* [Given data]:
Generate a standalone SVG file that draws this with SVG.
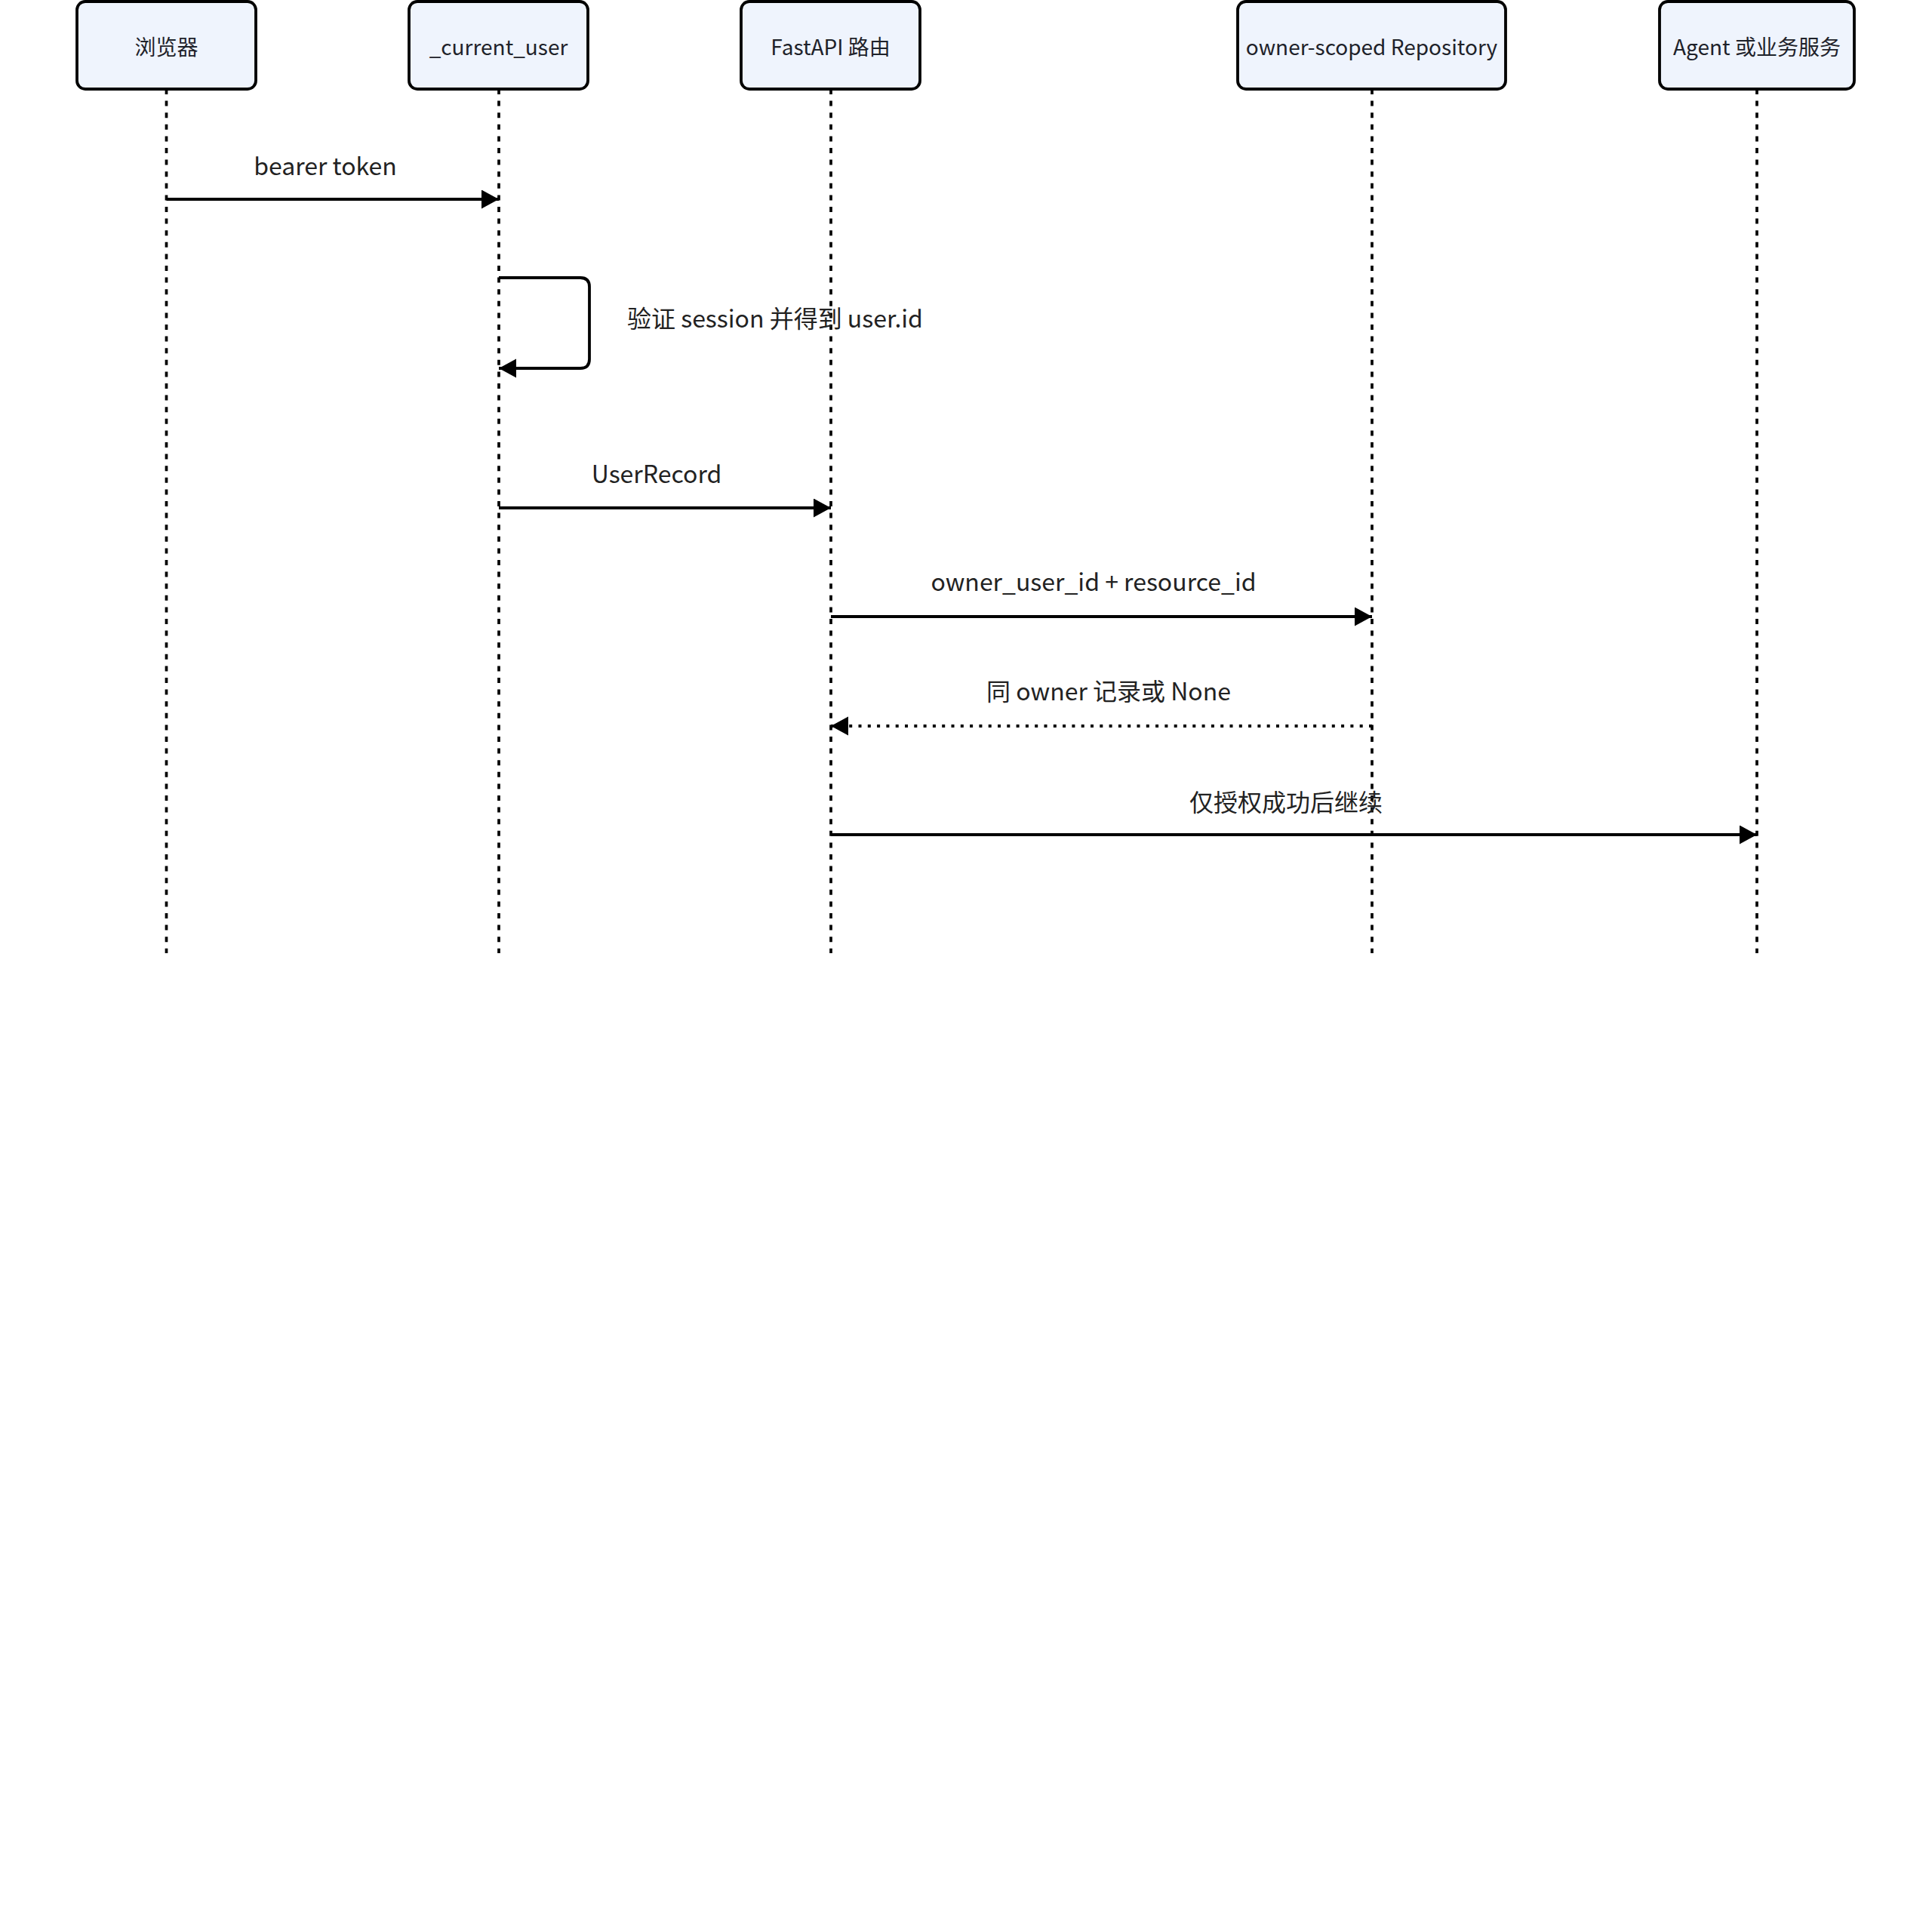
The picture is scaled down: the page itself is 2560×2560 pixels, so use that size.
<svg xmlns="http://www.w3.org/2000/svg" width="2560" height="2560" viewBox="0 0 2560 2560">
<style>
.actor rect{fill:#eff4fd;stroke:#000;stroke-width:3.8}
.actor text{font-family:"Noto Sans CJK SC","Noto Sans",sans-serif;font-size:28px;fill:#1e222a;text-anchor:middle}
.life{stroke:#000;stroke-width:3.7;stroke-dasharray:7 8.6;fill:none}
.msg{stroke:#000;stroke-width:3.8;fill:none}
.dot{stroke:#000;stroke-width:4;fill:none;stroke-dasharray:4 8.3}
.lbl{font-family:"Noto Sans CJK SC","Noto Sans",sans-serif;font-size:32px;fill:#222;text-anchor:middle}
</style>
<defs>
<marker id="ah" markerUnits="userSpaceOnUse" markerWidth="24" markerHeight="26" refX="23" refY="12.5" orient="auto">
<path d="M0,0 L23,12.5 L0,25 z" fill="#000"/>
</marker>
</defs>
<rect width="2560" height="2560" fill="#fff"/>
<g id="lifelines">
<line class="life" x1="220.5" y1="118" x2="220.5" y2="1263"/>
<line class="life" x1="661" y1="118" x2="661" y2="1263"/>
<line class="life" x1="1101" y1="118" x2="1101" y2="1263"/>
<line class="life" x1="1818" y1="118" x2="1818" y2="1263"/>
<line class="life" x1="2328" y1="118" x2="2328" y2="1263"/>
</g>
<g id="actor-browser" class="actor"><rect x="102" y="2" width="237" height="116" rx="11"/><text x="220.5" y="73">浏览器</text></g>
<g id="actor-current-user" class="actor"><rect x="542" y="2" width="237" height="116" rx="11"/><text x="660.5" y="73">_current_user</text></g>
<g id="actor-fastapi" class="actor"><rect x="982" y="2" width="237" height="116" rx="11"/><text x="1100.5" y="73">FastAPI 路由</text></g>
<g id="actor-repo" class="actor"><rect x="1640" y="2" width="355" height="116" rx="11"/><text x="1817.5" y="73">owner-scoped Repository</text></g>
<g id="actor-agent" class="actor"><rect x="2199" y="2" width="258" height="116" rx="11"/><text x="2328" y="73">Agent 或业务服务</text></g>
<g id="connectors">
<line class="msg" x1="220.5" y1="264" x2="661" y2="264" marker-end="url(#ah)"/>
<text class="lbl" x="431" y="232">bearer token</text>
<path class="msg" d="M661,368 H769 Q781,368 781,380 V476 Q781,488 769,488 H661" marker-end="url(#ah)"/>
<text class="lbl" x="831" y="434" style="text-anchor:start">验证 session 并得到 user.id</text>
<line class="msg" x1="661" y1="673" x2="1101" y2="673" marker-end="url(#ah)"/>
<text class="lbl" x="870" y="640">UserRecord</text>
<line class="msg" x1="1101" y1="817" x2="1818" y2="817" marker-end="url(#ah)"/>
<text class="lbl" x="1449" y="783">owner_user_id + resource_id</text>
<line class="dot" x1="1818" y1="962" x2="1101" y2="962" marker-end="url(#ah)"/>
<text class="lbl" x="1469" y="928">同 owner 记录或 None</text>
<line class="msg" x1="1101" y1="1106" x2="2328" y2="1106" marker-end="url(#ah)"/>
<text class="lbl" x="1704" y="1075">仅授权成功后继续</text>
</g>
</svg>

* [Problem to solve]:
Reproduce the listing word for word and omit its pictures.

* [Solved problem]:
Generate a standalone SVG file that draws this with SVG.
The picture is scaled down: the page itself is 2560×2560 pixels, so use that size.
<svg xmlns="http://www.w3.org/2000/svg" width="2560" height="2560" viewBox="0 0 2560 2560">
<style>
.actor rect{fill:#eff4fd;stroke:#000;stroke-width:3.8}
.actor text{font-family:"Noto Sans CJK SC","Noto Sans",sans-serif;font-size:28px;fill:#1e222a;text-anchor:middle}
.life{stroke:#000;stroke-width:3.7;stroke-dasharray:7 8.6;fill:none}
.msg{stroke:#000;stroke-width:3.8;fill:none}
.dot{stroke:#000;stroke-width:4;fill:none;stroke-dasharray:4 8.3}
.lbl{font-family:"Noto Sans CJK SC","Noto Sans",sans-serif;font-size:32px;fill:#222;text-anchor:middle}
</style>
<defs>
<marker id="ah" markerUnits="userSpaceOnUse" markerWidth="24" markerHeight="26" refX="23" refY="12.5" orient="auto">
<path d="M0,0 L23,12.5 L0,25 z" fill="#000"/>
</marker>
</defs>
<rect width="2560" height="2560" fill="#fff"/>
<g id="lifelines">
<line class="life" x1="220.5" y1="118" x2="220.5" y2="1263"/>
<line class="life" x1="661" y1="118" x2="661" y2="1263"/>
<line class="life" x1="1101" y1="118" x2="1101" y2="1263"/>
<line class="life" x1="1818" y1="118" x2="1818" y2="1263"/>
<line class="life" x1="2328" y1="118" x2="2328" y2="1263"/>
</g>
<g id="actor-browser" class="actor"><rect x="102" y="2" width="237" height="116" rx="11"/><text x="220.5" y="73">浏览器</text></g>
<g id="actor-current-user" class="actor"><rect x="542" y="2" width="237" height="116" rx="11"/><text x="660.5" y="73">_current_user</text></g>
<g id="actor-fastapi" class="actor"><rect x="982" y="2" width="237" height="116" rx="11"/><text x="1100.5" y="73">FastAPI 路由</text></g>
<g id="actor-repo" class="actor"><rect x="1640" y="2" width="355" height="116" rx="11"/><text x="1817.5" y="73">owner-scoped Repository</text></g>
<g id="actor-agent" class="actor"><rect x="2199" y="2" width="258" height="116" rx="11"/><text x="2328" y="73">Agent 或业务服务</text></g>
<g id="connectors">
<line class="msg" x1="220.5" y1="264" x2="661" y2="264" marker-end="url(#ah)"/>
<text class="lbl" x="431" y="232">bearer token</text>
<path class="msg" d="M661,368 H769 Q781,368 781,380 V476 Q781,488 769,488 H661" marker-end="url(#ah)"/>
<text class="lbl" x="831" y="434" style="text-anchor:start">验证 session 并得到 user.id</text>
<line class="msg" x1="661" y1="673" x2="1101" y2="673" marker-end="url(#ah)"/>
<text class="lbl" x="870" y="640">UserRecord</text>
<line class="msg" x1="1101" y1="817" x2="1818" y2="817" marker-end="url(#ah)"/>
<text class="lbl" x="1449" y="783">owner_user_id + resource_id</text>
<line class="dot" x1="1818" y1="962" x2="1101" y2="962" marker-end="url(#ah)"/>
<text class="lbl" x="1469" y="928">同 owner 记录或 None</text>
<line class="msg" x1="1101" y1="1106" x2="2328" y2="1106" marker-end="url(#ah)"/>
<text class="lbl" x="1704" y="1075">仅授权成功后继续</text>
</g>
</svg>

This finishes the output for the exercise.